In the material below, please retype the lines from the very first through the one with "(title) at (7,41)", exactly and without pictures.
########
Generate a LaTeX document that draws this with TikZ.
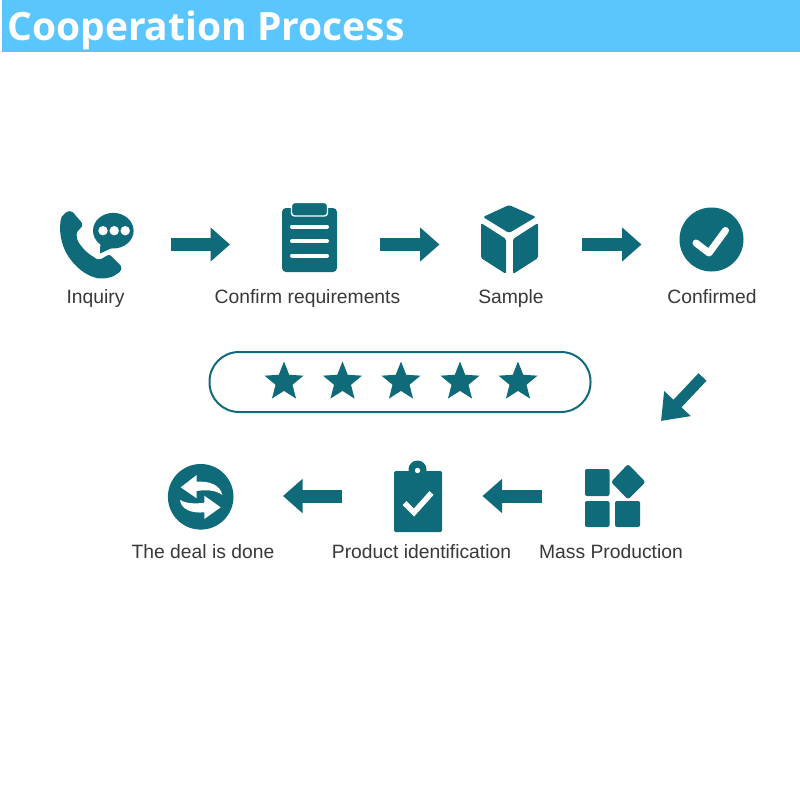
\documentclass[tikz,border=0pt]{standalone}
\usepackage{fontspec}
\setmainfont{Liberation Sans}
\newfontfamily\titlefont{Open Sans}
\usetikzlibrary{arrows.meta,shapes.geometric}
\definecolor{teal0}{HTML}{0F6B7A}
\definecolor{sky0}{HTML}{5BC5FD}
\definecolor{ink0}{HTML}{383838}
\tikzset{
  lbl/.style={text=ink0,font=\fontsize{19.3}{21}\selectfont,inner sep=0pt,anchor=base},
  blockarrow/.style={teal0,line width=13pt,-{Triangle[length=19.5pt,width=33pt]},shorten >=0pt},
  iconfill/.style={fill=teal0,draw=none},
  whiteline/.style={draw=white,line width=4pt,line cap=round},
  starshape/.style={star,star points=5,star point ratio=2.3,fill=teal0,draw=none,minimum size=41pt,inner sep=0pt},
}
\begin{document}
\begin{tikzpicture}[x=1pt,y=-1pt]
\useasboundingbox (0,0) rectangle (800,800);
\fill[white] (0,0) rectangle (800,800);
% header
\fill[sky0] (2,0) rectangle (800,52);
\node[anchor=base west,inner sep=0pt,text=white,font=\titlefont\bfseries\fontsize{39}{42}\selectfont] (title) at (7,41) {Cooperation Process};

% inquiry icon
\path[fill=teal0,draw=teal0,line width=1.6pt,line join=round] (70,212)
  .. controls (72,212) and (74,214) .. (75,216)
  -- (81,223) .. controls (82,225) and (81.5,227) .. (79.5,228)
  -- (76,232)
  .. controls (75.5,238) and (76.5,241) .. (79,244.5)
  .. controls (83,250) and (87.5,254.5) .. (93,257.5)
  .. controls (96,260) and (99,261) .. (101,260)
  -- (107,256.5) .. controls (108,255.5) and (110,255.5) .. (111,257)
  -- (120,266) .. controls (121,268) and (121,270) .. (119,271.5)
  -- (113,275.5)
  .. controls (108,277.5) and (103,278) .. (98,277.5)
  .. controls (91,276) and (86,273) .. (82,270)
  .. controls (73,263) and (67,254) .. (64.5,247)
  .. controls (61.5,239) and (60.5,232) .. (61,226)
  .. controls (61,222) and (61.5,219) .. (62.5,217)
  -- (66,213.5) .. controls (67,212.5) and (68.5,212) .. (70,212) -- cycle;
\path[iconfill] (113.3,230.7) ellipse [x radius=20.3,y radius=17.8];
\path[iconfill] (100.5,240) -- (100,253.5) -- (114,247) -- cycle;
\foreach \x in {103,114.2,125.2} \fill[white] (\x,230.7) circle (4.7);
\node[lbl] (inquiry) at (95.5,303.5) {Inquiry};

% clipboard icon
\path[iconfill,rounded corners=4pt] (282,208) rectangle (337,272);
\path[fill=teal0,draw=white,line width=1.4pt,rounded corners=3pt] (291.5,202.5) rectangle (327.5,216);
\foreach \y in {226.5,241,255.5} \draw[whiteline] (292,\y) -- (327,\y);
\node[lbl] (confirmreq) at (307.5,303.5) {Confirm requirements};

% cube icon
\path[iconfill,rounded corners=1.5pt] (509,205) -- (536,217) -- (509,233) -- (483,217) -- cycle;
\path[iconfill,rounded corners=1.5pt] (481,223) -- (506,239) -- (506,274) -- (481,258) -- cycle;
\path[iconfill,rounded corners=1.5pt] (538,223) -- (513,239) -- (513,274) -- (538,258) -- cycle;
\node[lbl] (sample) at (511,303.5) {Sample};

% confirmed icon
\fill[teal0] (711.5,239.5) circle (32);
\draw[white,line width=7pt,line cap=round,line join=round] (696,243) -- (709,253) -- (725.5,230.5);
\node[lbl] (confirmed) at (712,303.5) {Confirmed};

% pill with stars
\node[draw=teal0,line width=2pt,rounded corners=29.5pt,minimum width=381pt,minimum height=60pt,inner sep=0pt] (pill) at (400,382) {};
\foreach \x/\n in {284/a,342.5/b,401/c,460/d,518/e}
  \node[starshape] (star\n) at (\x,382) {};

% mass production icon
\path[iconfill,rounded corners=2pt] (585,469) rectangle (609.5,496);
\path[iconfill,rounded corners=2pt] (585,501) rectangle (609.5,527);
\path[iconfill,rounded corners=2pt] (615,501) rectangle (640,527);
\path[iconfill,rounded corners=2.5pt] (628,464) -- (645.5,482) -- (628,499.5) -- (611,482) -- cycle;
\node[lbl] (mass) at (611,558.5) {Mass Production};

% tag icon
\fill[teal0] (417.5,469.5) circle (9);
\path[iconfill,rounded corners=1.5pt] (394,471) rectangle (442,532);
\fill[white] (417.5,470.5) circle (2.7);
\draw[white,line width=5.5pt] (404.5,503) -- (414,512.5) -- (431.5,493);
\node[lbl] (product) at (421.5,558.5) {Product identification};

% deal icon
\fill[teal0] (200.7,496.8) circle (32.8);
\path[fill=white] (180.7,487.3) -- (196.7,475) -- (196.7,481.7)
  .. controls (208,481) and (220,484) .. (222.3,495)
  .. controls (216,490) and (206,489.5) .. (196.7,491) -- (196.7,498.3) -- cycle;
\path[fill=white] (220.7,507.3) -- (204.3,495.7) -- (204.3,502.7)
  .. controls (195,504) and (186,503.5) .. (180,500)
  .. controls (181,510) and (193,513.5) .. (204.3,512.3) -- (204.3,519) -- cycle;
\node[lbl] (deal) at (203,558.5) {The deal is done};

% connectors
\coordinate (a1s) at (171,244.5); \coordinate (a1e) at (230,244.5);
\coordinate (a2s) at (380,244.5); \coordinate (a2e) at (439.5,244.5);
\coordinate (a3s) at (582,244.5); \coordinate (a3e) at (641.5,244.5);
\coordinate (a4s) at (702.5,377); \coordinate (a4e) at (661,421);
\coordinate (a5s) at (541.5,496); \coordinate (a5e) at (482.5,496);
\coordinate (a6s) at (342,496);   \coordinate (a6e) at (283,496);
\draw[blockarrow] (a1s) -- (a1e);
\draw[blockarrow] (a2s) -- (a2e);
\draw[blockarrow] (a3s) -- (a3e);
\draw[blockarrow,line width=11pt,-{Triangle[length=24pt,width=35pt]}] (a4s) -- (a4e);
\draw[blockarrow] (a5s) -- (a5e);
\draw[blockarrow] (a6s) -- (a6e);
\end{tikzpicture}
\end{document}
########
**Worked answer**
Generate a LaTeX document that draws this with TikZ.
\documentclass[tikz,border=0pt]{standalone}
\usepackage{fontspec}
\setmainfont{Liberation Sans}
\newfontfamily\titlefont{Open Sans}
\usetikzlibrary{arrows.meta,shapes.geometric}
\definecolor{teal0}{HTML}{0F6B7A}
\definecolor{sky0}{HTML}{5BC5FD}
\definecolor{ink0}{HTML}{383838}
\tikzset{
  lbl/.style={text=ink0,font=\fontsize{19.3}{21}\selectfont,inner sep=0pt,anchor=base},
  blockarrow/.style={teal0,line width=13pt,-{Triangle[length=19.5pt,width=33pt]},shorten >=0pt},
  iconfill/.style={fill=teal0,draw=none},
  whiteline/.style={draw=white,line width=4pt,line cap=round},
  starshape/.style={star,star points=5,star point ratio=2.3,fill=teal0,draw=none,minimum size=41pt,inner sep=0pt},
}
\begin{document}
\begin{tikzpicture}[x=1pt,y=-1pt]
\useasboundingbox (0,0) rectangle (800,800);
\fill[white] (0,0) rectangle (800,800);
% header
\fill[sky0] (2,0) rectangle (800,52);
\node[anchor=base west,inner sep=0pt,text=white,font=\titlefont\bfseries\fontsize{39}{42}\selectfont] (title) at (7,41) {Cooperation Process};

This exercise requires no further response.